L'émergence d'outils d'intelligence artificielle peut-elle changer la donne ?

Nous sommes effectivement convaincus que cela va changer avec la montée en puissance de ces outils. PwC a d'ailleurs conclu un partenariat mondial sur l'outil d'intelligence artificielle générative Harvey, qui est une IA capable, à date, de réaliser une somme de tâches qui feront gagner un temps précieux aux fiscalistes, comme une première réponse à une question de droit fiscal, la synthèse de documents juridiques et fiscaux, la veille réglementaire, la rédaction ou la comparaison d'un traité de fusion, y compris sur ses aspects juridiques... C'est très prometteur.

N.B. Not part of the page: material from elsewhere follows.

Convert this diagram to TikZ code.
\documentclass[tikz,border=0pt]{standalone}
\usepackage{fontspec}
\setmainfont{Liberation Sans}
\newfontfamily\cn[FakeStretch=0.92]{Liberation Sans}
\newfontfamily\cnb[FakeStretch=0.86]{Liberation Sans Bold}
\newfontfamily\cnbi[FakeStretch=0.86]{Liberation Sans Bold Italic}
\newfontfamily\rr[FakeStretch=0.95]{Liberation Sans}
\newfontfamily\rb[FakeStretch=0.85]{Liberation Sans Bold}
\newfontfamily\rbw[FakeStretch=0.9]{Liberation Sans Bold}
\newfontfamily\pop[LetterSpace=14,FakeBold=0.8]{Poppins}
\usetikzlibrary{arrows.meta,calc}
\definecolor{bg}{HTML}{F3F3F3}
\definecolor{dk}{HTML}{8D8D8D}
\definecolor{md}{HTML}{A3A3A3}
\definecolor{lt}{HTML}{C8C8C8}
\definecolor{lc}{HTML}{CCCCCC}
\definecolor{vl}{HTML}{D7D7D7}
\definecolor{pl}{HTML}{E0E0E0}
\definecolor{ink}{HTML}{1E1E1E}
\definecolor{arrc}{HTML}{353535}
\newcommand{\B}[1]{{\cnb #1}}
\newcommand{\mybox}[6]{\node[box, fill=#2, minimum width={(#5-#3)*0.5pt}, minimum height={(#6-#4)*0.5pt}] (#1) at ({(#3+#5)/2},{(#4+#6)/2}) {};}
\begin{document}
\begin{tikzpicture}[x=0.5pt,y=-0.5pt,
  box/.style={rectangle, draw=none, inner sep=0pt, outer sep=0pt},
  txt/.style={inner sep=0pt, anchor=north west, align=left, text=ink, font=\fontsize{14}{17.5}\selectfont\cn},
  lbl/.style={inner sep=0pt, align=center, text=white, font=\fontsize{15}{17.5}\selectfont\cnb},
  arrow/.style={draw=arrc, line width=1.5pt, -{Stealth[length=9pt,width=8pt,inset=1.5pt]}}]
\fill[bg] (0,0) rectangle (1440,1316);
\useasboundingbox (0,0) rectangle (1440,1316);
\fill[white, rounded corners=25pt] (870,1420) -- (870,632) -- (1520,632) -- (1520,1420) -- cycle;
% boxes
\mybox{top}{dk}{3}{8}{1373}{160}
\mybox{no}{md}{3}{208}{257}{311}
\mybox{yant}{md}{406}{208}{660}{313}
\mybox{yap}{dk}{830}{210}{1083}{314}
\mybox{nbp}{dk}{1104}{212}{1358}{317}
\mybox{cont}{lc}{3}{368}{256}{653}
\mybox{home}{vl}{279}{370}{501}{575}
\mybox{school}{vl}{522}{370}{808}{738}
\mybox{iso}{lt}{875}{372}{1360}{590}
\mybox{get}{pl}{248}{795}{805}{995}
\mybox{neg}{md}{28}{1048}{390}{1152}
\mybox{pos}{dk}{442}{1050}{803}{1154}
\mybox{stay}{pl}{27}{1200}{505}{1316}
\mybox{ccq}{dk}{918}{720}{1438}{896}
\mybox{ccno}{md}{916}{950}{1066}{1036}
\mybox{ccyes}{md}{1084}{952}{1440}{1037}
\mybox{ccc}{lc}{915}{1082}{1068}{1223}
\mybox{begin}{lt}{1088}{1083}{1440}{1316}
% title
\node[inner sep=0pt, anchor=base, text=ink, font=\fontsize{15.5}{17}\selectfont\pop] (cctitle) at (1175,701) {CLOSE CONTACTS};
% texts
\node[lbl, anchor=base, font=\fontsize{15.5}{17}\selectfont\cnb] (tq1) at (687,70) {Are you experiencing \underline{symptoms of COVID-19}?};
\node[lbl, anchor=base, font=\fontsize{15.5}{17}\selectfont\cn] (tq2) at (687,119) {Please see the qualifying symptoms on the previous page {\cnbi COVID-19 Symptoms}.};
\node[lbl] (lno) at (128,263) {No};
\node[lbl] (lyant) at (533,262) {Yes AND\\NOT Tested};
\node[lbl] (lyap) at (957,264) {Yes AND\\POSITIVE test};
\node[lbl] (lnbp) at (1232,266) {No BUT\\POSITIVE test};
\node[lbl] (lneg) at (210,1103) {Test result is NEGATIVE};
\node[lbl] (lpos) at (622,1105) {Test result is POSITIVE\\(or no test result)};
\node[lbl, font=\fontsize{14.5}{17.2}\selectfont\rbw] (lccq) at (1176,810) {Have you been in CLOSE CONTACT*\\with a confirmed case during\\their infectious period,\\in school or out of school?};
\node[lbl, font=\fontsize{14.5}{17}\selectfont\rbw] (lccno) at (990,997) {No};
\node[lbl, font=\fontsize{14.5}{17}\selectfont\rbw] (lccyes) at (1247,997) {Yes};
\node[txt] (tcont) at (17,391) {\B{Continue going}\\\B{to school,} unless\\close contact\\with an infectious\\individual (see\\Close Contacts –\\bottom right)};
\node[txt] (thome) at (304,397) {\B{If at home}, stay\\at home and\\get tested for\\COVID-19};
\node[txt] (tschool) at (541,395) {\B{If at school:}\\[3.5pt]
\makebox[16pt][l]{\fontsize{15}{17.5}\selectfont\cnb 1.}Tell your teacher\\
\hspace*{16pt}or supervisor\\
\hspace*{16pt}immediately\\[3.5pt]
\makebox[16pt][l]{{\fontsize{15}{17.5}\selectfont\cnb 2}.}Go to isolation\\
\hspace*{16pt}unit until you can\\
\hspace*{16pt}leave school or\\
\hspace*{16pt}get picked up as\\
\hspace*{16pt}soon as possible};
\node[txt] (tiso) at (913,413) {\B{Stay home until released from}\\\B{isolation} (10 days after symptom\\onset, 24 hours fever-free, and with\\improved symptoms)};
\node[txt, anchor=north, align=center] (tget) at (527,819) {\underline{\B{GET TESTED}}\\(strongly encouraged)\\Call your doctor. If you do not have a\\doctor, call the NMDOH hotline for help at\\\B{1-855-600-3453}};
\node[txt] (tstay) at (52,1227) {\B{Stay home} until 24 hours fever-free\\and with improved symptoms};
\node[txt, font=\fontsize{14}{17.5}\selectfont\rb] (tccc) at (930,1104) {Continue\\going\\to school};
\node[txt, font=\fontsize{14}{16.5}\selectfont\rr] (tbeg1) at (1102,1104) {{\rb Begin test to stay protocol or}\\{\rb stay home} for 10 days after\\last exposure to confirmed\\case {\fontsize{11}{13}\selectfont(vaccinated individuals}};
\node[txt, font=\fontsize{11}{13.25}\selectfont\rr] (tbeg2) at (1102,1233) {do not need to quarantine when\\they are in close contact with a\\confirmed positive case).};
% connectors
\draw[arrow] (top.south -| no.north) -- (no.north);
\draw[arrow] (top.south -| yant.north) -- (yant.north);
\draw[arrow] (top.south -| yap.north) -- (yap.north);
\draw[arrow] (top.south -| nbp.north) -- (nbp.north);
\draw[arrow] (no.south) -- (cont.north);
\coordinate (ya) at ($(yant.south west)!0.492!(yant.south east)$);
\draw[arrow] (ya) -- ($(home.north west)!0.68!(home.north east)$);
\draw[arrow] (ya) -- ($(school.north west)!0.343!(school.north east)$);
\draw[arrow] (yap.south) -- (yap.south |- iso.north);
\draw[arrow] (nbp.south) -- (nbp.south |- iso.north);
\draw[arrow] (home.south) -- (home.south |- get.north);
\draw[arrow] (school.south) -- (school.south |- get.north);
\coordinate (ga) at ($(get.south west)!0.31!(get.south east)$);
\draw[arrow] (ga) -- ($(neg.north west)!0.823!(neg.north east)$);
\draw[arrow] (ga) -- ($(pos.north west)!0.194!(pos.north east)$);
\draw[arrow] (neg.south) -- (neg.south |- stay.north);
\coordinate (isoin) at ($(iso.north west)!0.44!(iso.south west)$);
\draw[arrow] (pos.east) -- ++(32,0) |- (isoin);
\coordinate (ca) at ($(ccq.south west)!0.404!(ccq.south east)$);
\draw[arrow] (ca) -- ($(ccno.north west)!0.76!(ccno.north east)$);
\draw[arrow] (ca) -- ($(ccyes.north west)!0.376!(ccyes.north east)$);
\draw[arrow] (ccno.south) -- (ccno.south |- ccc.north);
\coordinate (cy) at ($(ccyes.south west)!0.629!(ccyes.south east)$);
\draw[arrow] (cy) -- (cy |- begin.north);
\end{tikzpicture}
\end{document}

Dans quels domaines les directions sont les plus matures sur leurs process ?

Nous avons interrogé les directions fiscales du benchmark sur 15 de leurs process et on distingue clairement trois groupes de process avec des maturités distinctes, qui correspondent à autant d'enjeux de la direction fiscale. Elles sont le plus mature sur les processus métiers qui répondent à l'enjeu de délivrance de l'expertise fiscale, comme la veille, la gestion des contrôles et contentieux fiscaux, ou encore le recours au conseil externe. Le second enjeu qui ressort est celui de l'amélioration de l'efficience, par la digitalisation, la gestion de la filière fiscale ou encore la planification de l'activité de la fonction fiscale au regard de celle de l'entreprise. Ici, les process commencent à se standardiser. Ce n'est pas le cas en revanche d'un autre enjeu identifié, qui est celui de la valorisation de la fonction fiscale, par des outils de reporting, du knowledge management externe, c'est-à-dire auprès des autres collaborateurs de l'entreprise, ou encore le suivi d'indicateurs de performance spécifiques à la fonction fiscale. Il reste beaucoup reste à faire pour rendre la fonction fiscale plus visible en entreprise.